Even negative assessments of the work were then justified in discussion of the details of the piece: how it worked, what it looked like, who the trained participants were and how to tell them apart from ordinary gallery visitors, and what underlying rationale might account for different patterns, behaviours or movements.
Many visitors who arrived on the balcony talking to each other would lapse into long comfortable silences (quite unusual in normal conversation), while others would make ‘oohing’ and ‘aahing’ noises like people watching firework displays. However, both noisy and silent watchers would then explain their reactions to each other in terms of their analysis of the piece. Most striking was how people would seamlessly switch between talking about the artwork and talking about other aspects of their lives: work, music, London, the events of their day, etc., then back to the piece. Often assessments of the artwork were bound up in practical issues about whether to move on or stay watching, what to eat for lunch or what to view next.

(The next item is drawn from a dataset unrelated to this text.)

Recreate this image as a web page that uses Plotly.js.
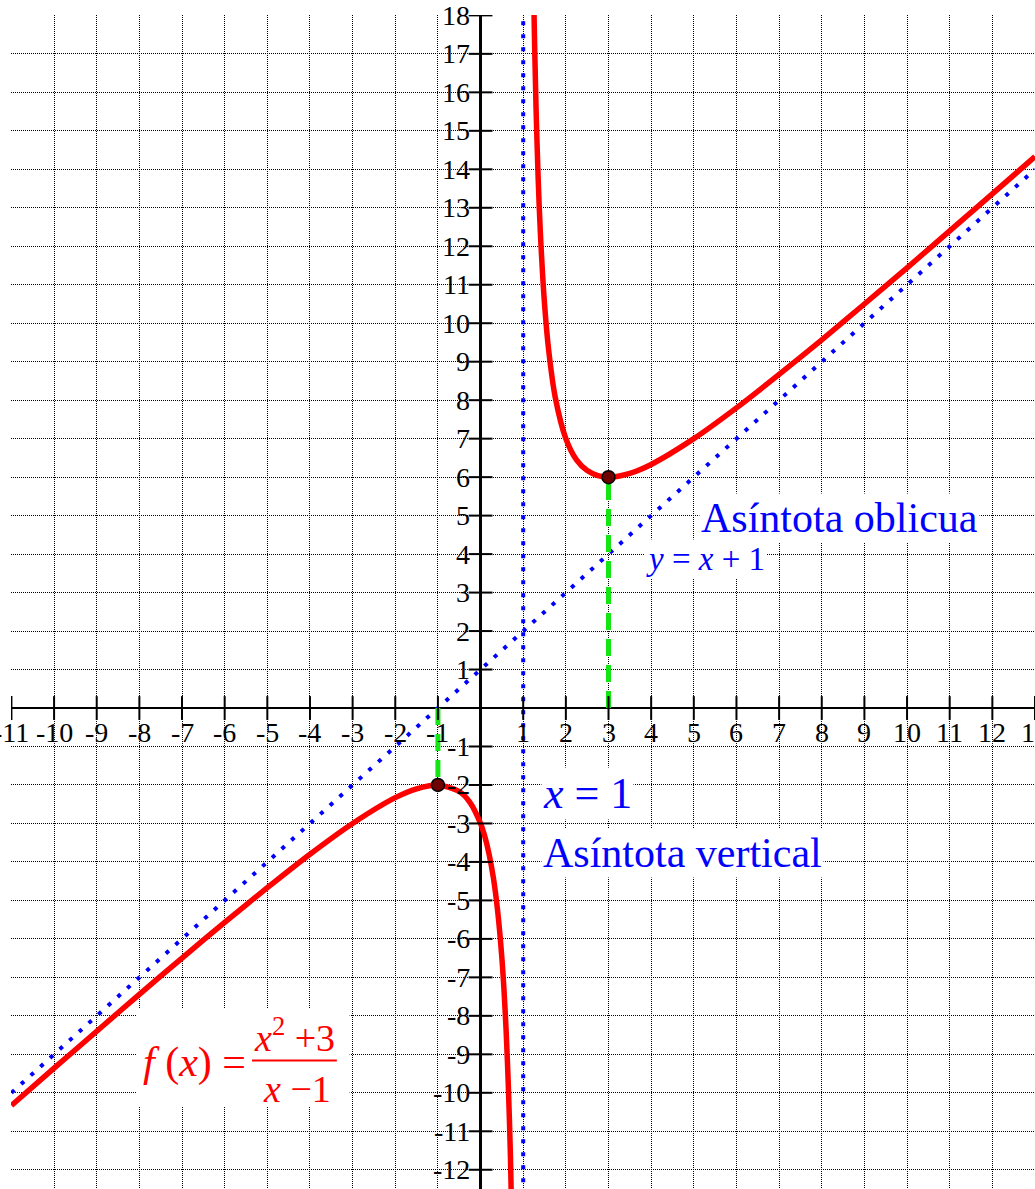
<!DOCTYPE html>
<html>
<head>
<meta charset="utf-8">
<script src="https://cdn.plot.ly/plotly-3.0.1.min.js"></script>
<style>
  body { margin: 0; background: white; }
  #myDiv { width: 1035px; height: 1189px; }
</style>
</head>
<body>
<div id="myDiv"></div>
<script>
// f(x) = (x^2+3)/(x-1)
var leftX = [-11, -10, -9, -8, -7, -6, -5, -4, -3, -2, -1.5, -1, -0.5, -0.25, 0, 0.1, 0.2, 0.3, 0.4, 0.5, 0.55, 0.6, 0.65, 0.7, 0.75];
var leftY = [-10.33, -9.36, -8.4, -7.44, -6.5, -5.57, -4.67, -3.8, -3.0, -2.33, -2.1, -2, -2.17, -2.45, -3, -3.34, -3.8, -4.41, -5.27, -6.5, -7.34, -8.4, -9.78, -11.63, -14.25];
var rightX = [1.2, 1.25, 1.3, 1.35, 1.4, 1.5, 1.6, 1.75, 2, 2.25, 2.5, 2.75, 3, 3.5, 4, 5, 6, 7, 8, 9, 10, 11, 12, 13];
var rightY = [22.2, 18.25, 15.63, 13.78, 12.4, 10.5, 9.27, 8.08, 7, 6.45, 6.17, 6.04, 6, 6.1, 6.33, 7, 7.8, 8.67, 9.57, 10.5, 11.44, 12.4, 13.36, 14.33];

// asymptotes
var obliqueX = [-11, 13];
var obliqueY = [-10, 14];
var verticalX = [1, 1];
var verticalY = [-13, 19];

// extrema and their guide lines
var extremaX = [-1, 3];
var extremaY = [-2, 6];

// tick labels
var xTicks = [-11, -10, -9, -8, -7, -6, -5, -4, -3, -2, -1, 1, 2, 3, 4, 5, 6, 7, 8, 9, 10, 11, 12, 13];
var yTicks = [-12, -11, -10, -9, -8, -7, -6, -5, -4, -3, -2, -1, 1, 2, 3, 4, 5, 6, 7, 8, 9, 10, 11, 12, 13, 14, 15, 16, 17, 18];

var serif = 'Liberation Serif, Times New Roman, serif';
var blue = '#0000ff';
var red = '#ff0000';
var green = '#14e614';

var data = [
  {x: obliqueX, y: obliqueY, mode: 'lines', line: {color: blue, width: 4, dash: '4px,9px'}, hoverinfo: 'skip'},
  {x: verticalX, y: verticalY, mode: 'lines', line: {color: blue, width: 4, dash: '4px,9px'}, hoverinfo: 'skip'},
  {x: leftX, y: leftY, mode: 'lines', line: {color: red, width: 5.5, shape: 'spline', smoothing: 0.8}},
  {x: rightX, y: rightY, mode: 'lines', line: {color: red, width: 5.5, shape: 'spline', smoothing: 0.8}},
  {x: [extremaX[0], extremaX[0]], y: [0, extremaY[0]], mode: 'lines', line: {color: green, width: 5, dash: '17px,9px'}, hoverinfo: 'skip'},
  {x: [extremaX[1], extremaX[1]], y: [0, extremaY[1]], mode: 'lines', line: {color: green, width: 5, dash: '17px,9px'}, hoverinfo: 'skip'},
  // axis tick marks crossing the axes
  {x: xTicks, y: xTicks.map(function () { return 0; }), mode: 'markers', hoverinfo: 'skip',
   marker: {symbol: 'line-ns-open', size: 17, color: 'black', line: {width: 2, color: 'black'}}},
  {x: yTicks.map(function () { return 0; }), y: yTicks, mode: 'markers', hoverinfo: 'skip',
   marker: {symbol: 'line-ew-open', size: 17, color: 'black', line: {width: 2, color: 'black'}}},
  {x: extremaX, y: extremaY, mode: 'markers', cliponaxis: false,
   marker: {size: 13, color: '#6e0000', line: {width: 1.5, color: 'black'}}}
];

var tickFont = {family: serif, size: 28, color: 'black'};
var annotations = [];
xTicks.forEach(function (v) {
  annotations.push({x: v, y: 0, xref: 'x', yref: 'y', text: String(v), showarrow: false,
    yshift: -24, font: tickFont});
});
yTicks.forEach(function (v) {
  annotations.push({x: 0, y: v, xref: 'x', yref: 'y', text: String(v), showarrow: false,
    xanchor: 'right', xshift: -9, font: tickFont});
});

var bigBlue = {family: serif, size: 42, color: blue};
annotations.push(
  {x: 8.41, y: 4.95, text: 'Asíntota oblicua', showarrow: false, font: bigBlue, bgcolor: 'white'},
  {x: 5.27, y: 3.88, text: '<i>y</i> = <i>x</i> + 1', showarrow: false,
   font: {family: serif, size: 33, color: blue}, bgcolor: 'white'},
  {x: 2.51, y: -2.22, text: '<i>x</i> = 1', showarrow: false,
   font: {family: serif, size: 44, color: blue}, bgcolor: 'white'},
  {x: 4.73, y: -3.78, text: 'Asíntota vertical', showarrow: false, font: bigBlue, bgcolor: 'white'},
  {x: -6.7, y: -9.2, text: '<i>f</i> (<i>x</i>) =', showarrow: false,
   font: {family: serif, size: 42, color: red}},
  {x: -4.36, y: -8.5, text: '<i>x</i><sup>2</sup> +3', showarrow: false,
   font: {family: serif, size: 38, color: red}},
  {x: -4.31, y: -9.9, text: '<i>x</i> −1', showarrow: false,
   font: {family: serif, size: 38, color: red}}
);

var axisBase = {
  showgrid: true, dtick: 1, tick0: 0,
  gridcolor: '#000', gridwidth: 1, griddash: '1px,1px',
  zeroline: true, zerolinecolor: 'black', zerolinewidth: 2.5,
  showticklabels: false, ticks: '', showline: false, fixedrange: true
};

var layout = {
  width: 1035,
  height: 1189,
  margin: {l: 11, r: 0, t: 15, b: 0},
  paper_bgcolor: 'white',
  plot_bgcolor: 'white',
  showlegend: false,
  xaxis: Object.assign({}, axisBase, {range: [-11.01, 13]}),
  yaxis: Object.assign({}, axisBase, {range: [-12.5, 18.01]}),
  annotations: annotations,
  shapes: [
    {type: 'rect', xref: 'x', yref: 'y', x0: -8.06, x1: -3.07, y0: -10.35, y1: -7.8,
     fillcolor: 'white', line: {width: 0}, layer: 'between'},
    {type: 'line', xref: 'x', yref: 'y', x0: -5.36, x1: -3.37, y0: -9.16, y1: -9.16,
     line: {color: red, width: 2}, layer: 'above'}
  ]
};

Plotly.newPlot('myDiv', data, layout, {displayModeBar: false, staticPlot: true});
</script>
</body>
</html>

The initial findings of this research suggest that seeing something as art—whether good or bad—is an ordinary, everyday social activity. Aesthetic judgements of Sehgal’s work did not come out as individual’s lofty ‘judgements of taste’, but were embedded in people’s everyday social activities. So the humour and skill with which people explained what they were experiencing to one another other was central to their enjoyment of Sehgal’s work – whether or not they categorized it as art.
The study of aesthetics in psychology, neuroscience and artificial intelligence has tended to concentrate on how people’s reactions to formal properties of traditional artistic objects or images, on survey data, or on tests of people’s basic perceptual or cognitive capabilities. These approaches tend to avoid dealing with artworks which—like many that are nominated for the Turner Prize – use non-conventional art forms because they may not be perceived ‘correctly’ as art outside of a gallery context.
But by looking at how people spontaneously explain their own perceptions of new and unfamiliar art forms to each other while in the process of experiencing them, this research explores how judgements of taste constantly adapt to changing social contexts. Finding out how interaction shapes the contexts in which aesthetic judgements ordinarily happen may be key to a more general understanding of how human cognition and perception adapt to constantly changing social situations and norms.